Lost in translation

I sometimes joke that my husband Jon is the best thing about America: committed to service, a literal Boy Scout who’s always making things better. He is preternaturally kind and a Southerner.

So it was a bit of a jolt when, visiting my family in Sweden, he asked a question that made the room go uncomfortably quiet.

We were in the kitchen, the breakfast table laden with coffee, fermented yogurt, toast with cheese and marmalade. An old friend was visiting from Stockholm and Jon turned to her and asked, “So - how’ve you been?”

Oh dear. The room came to a halt. Our friend stuttered, choking coffee.

“How have I - what do you mean? When?”

How you’ve been - as my mother and I tried to explain - isn’t a question you can just toss off to a Swede. Among my Swedish friends and family, it takes time to earn the intimacy of this kind of knowing.

But perhaps what’s really lost in translation here is that how you’ve been has no entry point - it needs a moment in time, a placement and location.

How were you this morning, awed by the hummingbird at the bee balm, the sun in the trees, the smells - sweet fern, morning, tea, earth - intoxicating and elemental?

Or, how were you yesterday, embroiled in old patterns, restless and tired, noticing dense air and a feeling of stuckness?

We are so many things, so many ways, deeply influenced by the people and timing and places around us. And all of these qualities are inexorably bound together. To package up how you’ve been with a broad brush (the cheerful Just great! How about you?) would blanche the color from this wide palette.

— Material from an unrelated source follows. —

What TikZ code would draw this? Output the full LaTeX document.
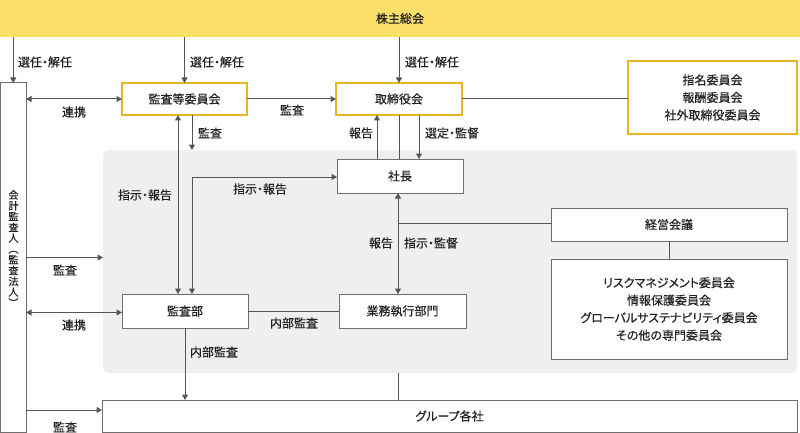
\documentclass[tikz,border=0pt]{standalone}
\usepackage{fontspec}
\setmainfont[RawFeature={+palt}, FakeBold=0.35]{Noto Sans CJK JP}
\newfontfamily\vertfont[FakeBold=0.35]{Noto Sans CJK JP}
\usetikzlibrary{arrows.meta}
\definecolor{ybar}{HTML}{FBDF68}
\definecolor{yline}{HTML}{E9B526}
\definecolor{bggray}{HTML}{EEEFF1}
\definecolor{ln}{HTML}{555555}
\definecolor{bx}{HTML}{6E6E6E}
\definecolor{tx}{HTML}{222222}
\begin{document}
\begin{tikzpicture}[x=1pt,y=-1pt,
  every node/.style={text=tx, font=\fontsize{12}{17.5}\selectfont, inner sep=0pt, outer sep=0pt, align=center},
  wbox/.style={draw=bx, line width=1pt, fill=white},
  ybox/.style={draw=yline, line width=1.8pt, fill=white},
  arr/.style={draw=ln, line width=1pt, -{Triangle[length=5.5pt,width=6pt]}},
  arrtwo/.style={draw=ln, line width=1pt, {Triangle[length=5.5pt,width=6pt]}-{Triangle[length=5.5pt,width=6pt]}},
  plain/.style={draw=ln, line width=1pt},
  lbl/.style={}]
\useasboundingbox (0,0) rectangle (800,433);
% background areas
\node[fill=ybar, minimum width=800pt, minimum height=37pt] (top) at (400,18.5) {株主総会};
\node[fill=bggray, rounded corners=5pt, minimum width=694pt, minimum height=223pt] (bg) at (450,261.5) {};

% boxes
\node[wbox, minimum width=25.5pt, minimum height=349pt] (kaikei) at (13.25,257.5) {};
\node[font=\vertfont\fontsize{10.2}{10.8}\selectfont] (kaikeitxt) at (13.5,248.5) {会\\計\\監\\査\\人\\︵\\監\\査\\法\\人\\︶};
\node[ybox, minimum width=125pt, minimum height=32pt] (kansaiin) at (184.5,99) {監査等委員会};
\node[ybox, minimum width=126pt, minimum height=32pt] (tori) at (399,99) {取締役会};
\node[ybox, minimum width=169pt, minimum height=73pt] (iinkai) at (712.5,97.5) {指名委員会\\報酬委員会\\社外取締役委員会};
\node[wbox, minimum width=126pt, minimum height=34pt] (shacho) at (400,176) {社長};
\node[wbox, minimum width=236pt, minimum height=33pt] (keiei) at (669,224.5) {経営会議};
\node[wbox, minimum width=236pt, minimum height=100pt] (senmon) at (669,309) {リスクマネジメント委員会\\情報保護委員会\\グローバルサステナビリティ委員会\\その他の専門委員会};
\node[wbox, minimum width=127pt, minimum height=34pt] (gyomu) at (402.5,311) {業務執行部門};
\node[wbox, minimum width=126pt, minimum height=34pt] (kansabu) at (185,311) {監査部};
\node[wbox, minimum width=695pt, minimum height=32pt] (group) at (449.5,416) {グループ各社};

% helper coordinates
\coordinate (sx) at ([xshift=-2pt]shacho.south);
\coordinate (gl) at ([yshift=6pt]group.west);

% connectors
\draw[arr] (kaikei.north |- top.south) -- (kaikei.north);
\draw[arr] (kansaiin.north |- top.south) -- (kansaiin.north);
\draw[arr] (tori.north |- top.south) -- (tori.north);
\draw[arrtwo] (kaikei.east |- kansaiin.west) -- (kansaiin.west);
\draw[arr] (kansaiin.east) -- (tori.west);
\draw[plain] (tori.east) -- (tori.east -| iinkai.west);
\draw[arr] ([xshift=7.5pt]kansaiin.south) -- ([xshift=7.5pt]kansaiin.south |- bg.north);
\draw[arrtwo] ([xshift=-6.5pt]kansaiin.south) -- ([xshift=-6.5pt]kansaiin.south |- kansabu.north);
\draw[arrtwo] ([yshift=-1pt]shacho.west) -| ([xshift=7pt]kansabu.north);
\draw[arr] ([xshift=-23pt]shacho.north) -- ([xshift=-23pt]shacho.north |- tori.south);
\draw[plain] (tori.south) -- (tori.south |- shacho.north);
\draw[arr] ([xshift=20pt]tori.south) -- ([xshift=20pt]tori.south |- shacho.north);
\draw[arrtwo] (sx) -- (sx |- gyomu.north);
\draw[plain] ([yshift=1.5pt]keiei.west) -- ([yshift=1.5pt]keiei.west -| sx);
\draw[plain] (keiei.south) -- (senmon.north);
\draw[plain] (kansabu.east) -- (gyomu.west);
\draw[arr] (kaikei.east) -- (kaikei.east -| bg.west);
\draw[arrtwo] ([yshift=-1.5pt]kaikei.east |- kansabu.west) -- ([yshift=-1.5pt]kansabu.west);
\draw[arr] (kansabu.south) -- (kansabu.south |- group.north);
\draw[plain] (sx |- bg.south) -- (sx |- group.north);
\draw[arr] (kaikei.east |- gl) -- (gl);

% labels
\node[lbl] (l1) at (45,62) {選任・解任};
\node[lbl] (l2) at (217,62) {選任・解任};
\node[lbl] (l3) at (432,62) {選任・解任};
\node[lbl] (l4) at (74,112) {連携};
\node[lbl] (l5) at (292,110) {監査};
\node[lbl] (l6) at (210,133) {監査};
\node[lbl] (l7) at (361,133) {報告};
\node[lbl] (l8) at (452,133) {選定・監督};
\node[lbl] (l9) at (145,195) {指示・報告};
\node[lbl] (l10) at (260,189) {指示・報告};
\node[lbl] (l11) at (381,243) {報告};
\node[lbl] (l12) at (431,243) {指示・監督};
\node[lbl] (l13) at (65,270) {監査};
\node[lbl] (l14) at (74,325) {連携};
\node[lbl] (l15) at (294,323) {内部監査};
\node[lbl] (l16) at (214,352) {内部監査};
\node[lbl] (l17) at (65,427) {監査};
\end{tikzpicture}
\end{document}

Susan Cain talks about this in her lovely book Bittersweet: How Sorrow and Longing Make Us Whole: “The bittersweet is also about the recognition that light and dark, birth and death—bitter and sweet—are forever paired. ‘Days of honey, days of onion,’ as an Arabic proverb puts it.”

I was raised mostly in the U.S., but I also stutter and stammer when asked these well-intended questions. It wasn’t until I watched it occur that I realized how root-deep this awkwardness is.

Friends, as summer wanes and you’re asked how’ve you been, may you grant yourselves the space for befuddlement, for pause, for reworking the question as its been offered into something that gives actual entry.

And Jon, being Jon, immediately understood and adapted accordingly. “Sorry,” he said, “How are you this morning?”